Sri Nisargadatta Maharaj

Sri Nisargadatta Maharaj

Renowned Advaita Vedanta teacher.

A prominent teacher of Advaita Vedanta who is best known for his teachings on non-duality and self-realization. His approach was direct and experiential, encouraging seekers to explore the nature of their own consciousness. His book, "I Am That," is a significant text in the study of Advaita Vedanta, offering profound insights into the nature of the self and reality. His teachings are valued for their simplicity and depth, guiding individuals toward understanding their true essence beyond the mind and ego.
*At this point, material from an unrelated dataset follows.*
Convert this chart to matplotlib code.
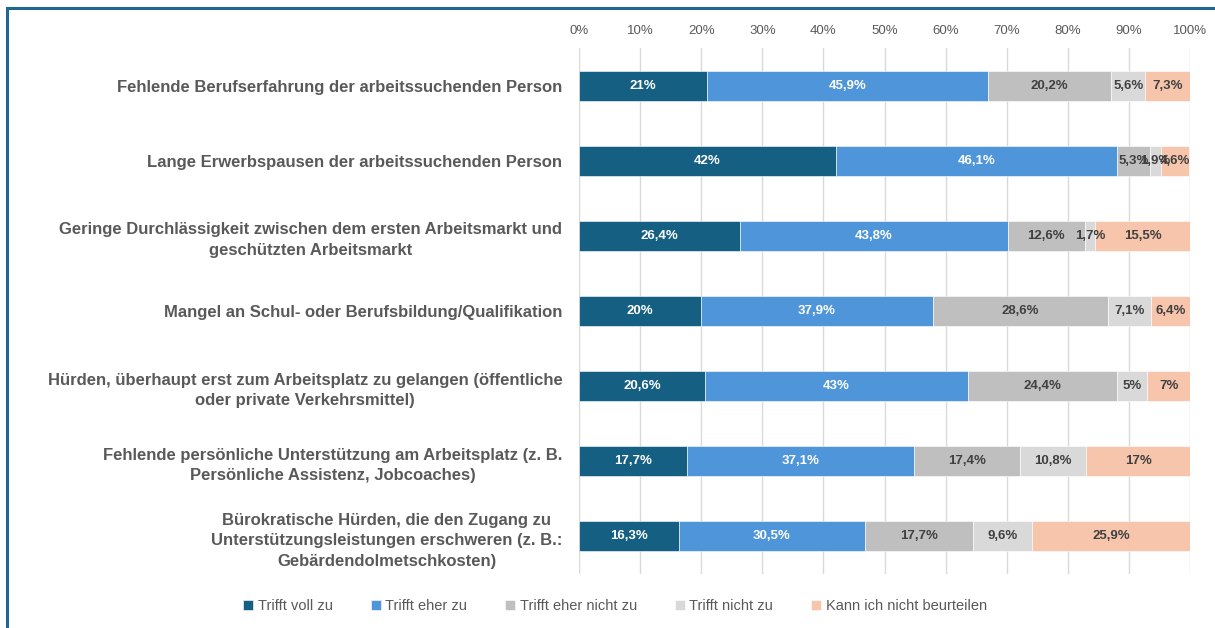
import numpy as np
import matplotlib.pyplot as plt
from matplotlib.patches import Rectangle

plt.rcParams['font.family'] = ['Liberation Sans', 'DejaVu Sans']

categories = [
    "Fehlende Berufserfahrung der arbeitssuchenden Person",
    "Lange Erwerbspausen der arbeitssuchenden Person",
    "Geringe Durchlässigkeit zwischen dem ersten Arbeitsmarkt und\ngeschützten Arbeitsmarkt",
    "Mangel an Schul- oder Berufsbildung/Qualifikation",
    "Hürden, überhaupt erst zum Arbeitsplatz zu gelangen (öffentliche\noder private Verkehrsmittel)",
    "Fehlende persönliche Unterstützung am Arbeitsplatz (z. B.\nPersönliche Assistenz, Jobcoaches)",
    "Bürokratische Hürden, die den Zugang zu\nUnterstützungsleistungen erschweren (z. B.:\nGebärdendolmetschkosten)",
]
series = ["Trifft voll zu", "Trifft eher zu", "Trifft eher nicht zu",
          "Trifft nicht zu", "Kann ich nicht beurteilen"]
voll = [21, 42, 26.4, 20, 20.6, 17.7, 16.3]
eher = [45.9, 46.1, 43.8, 37.9, 43, 37.1, 30.5]
eher_nicht = [20.2, 5.3, 12.6, 28.6, 24.4, 17.4, 17.7]
nicht = [5.6, 1.9, 1.7, 7.1, 5, 10.8, 9.6]
kann_nicht = [7.3, 4.6, 15.5, 6.4, 7, 17, 25.9]

colors = ["#156082", "#4e95d9", "#bfbfbf", "#d9d9d9", "#f6c5ac"]
text_colors = ["white", "white", "#404040", "#404040", "#404040"]

fig = plt.figure(figsize=(12.15, 6.28), dpi=100)
ax = fig.add_axes([579 / 1215, 1 - 574 / 628, 611 / 1215, 526 / 628])

# frame around the whole chart (only top and left visible)
fig.patches.append(Rectangle((6.5 / 1215, -0.1), 1.2, 1 - 7.5 / 628 + 0.1,
                             transform=fig.transFigure, fill=False,
                             edgecolor="#1f6890", linewidth=2.2))

y = np.arange(len(categories))
data = [voll, eher, eher_nicht, nicht, kann_nicht]
left = np.zeros(len(categories))
for vals, name, c, tc in zip(data, series, colors, text_colors):
    vals = np.array(vals)
    bars = ax.barh(y, vals, left=left, height=0.4, color=c, label=name,
                   edgecolor="white", linewidth=0.4, zorder=3)
    for b, v in zip(bars, vals):
        lab = f"{v:g}".replace(".", ",") + "%"
        ax.text(b.get_x() + b.get_width() / 2, b.get_y() + b.get_height() / 2,
                lab, ha="center", va="center", color=tc, fontsize=9.5,
                fontweight="bold", zorder=4)
    left += vals

ax.set_xlim(0, 100)
ax.set_ylim(len(categories) - 0.5, -0.5)
ax.set_xticks(np.arange(0, 101, 10))
ax.set_xticklabels([f"{t}%" for t in range(0, 101, 10)])
ax.xaxis.tick_top()
ax.tick_params(axis="x", length=0, pad=8, labelsize=9.5, labelcolor="#595959")
ax.grid(axis="x", color="#d9d9d9", linewidth=1, zorder=0)
ax.set_yticks(y)
ax.set_yticklabels(categories, fontsize=12, fontweight="bold", color="#595959",
                   ha="right", multialignment="center", linespacing=1.45)
ax.tick_params(axis="y", length=0, pad=12)
for s in ax.spines.values():
    s.set_visible(False)

ax.legend(loc="center", bbox_to_anchor=(615 / 1215, 1 - 606 / 628),
          bbox_transform=fig.transFigure, ncol=5, frameon=False,
          fontsize=10.5, handlelength=0.7, handleheight=0.7,
          handletextpad=0.3, columnspacing=2.6, labelcolor="#595959")

plt.savefig("out.png", dpi=100)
Sri Nisargadatta Maharaj Quotes about God

  • When you demand nothing of the world, nor of God, when you want nothing, seek nothing, expect nothing, then the supreme state will come to you uninvited and unexpected.
  • Consciousness is an attribute while awareness is not; one can be aware of being conscious, but not conscious of awareness. God is the totality of consciousness, but awareness is beyond all--being as well as not-being.
  • If you believe in God, work with Him. If you do not, become one.
  • Do not neglect this body. This is the house of God; take care of it, only in this body can God be realized.
  • Even faith in God is only a stage on the way. Ultimately you abandon all, for you come to something so simple that there are no words to express it.
  • "I AM" itself is God. The seeking itself is God. In seeking you discover that you are neither body nor mind, but the love of the self in you for the self in all. The two are one. The consciousness in you and the consciousness in me, apparently two, really one, seek unity, and that is love.
  • The way to truth lies through the destruction of the false. To destroy the false, you must question your most inveterate beliefs. Of these the idea that you are the body is the worst. With the body comes the world, with the world - God, who is supposed to have created the world and thus it starts - fears, religions, prayers, sacrifices, all sorts of systems - all to protect and support the child-man, frightened out of his wits by monsters of his own making. Realize that what you are cannot be born nor die and with the fear gone, all suffering ends.
  • In the light of consciousness all sorts of things happen and one need not give special importance to any. The sight of a flower is as marvelous as the vision of God. Let them be. Why remember them and then make memory into a problem? Be bland about them; do not divide them into high and low, inner and outer, lasting and transient. Go beyond, go back to the source, go to the self that is the same whatever happens.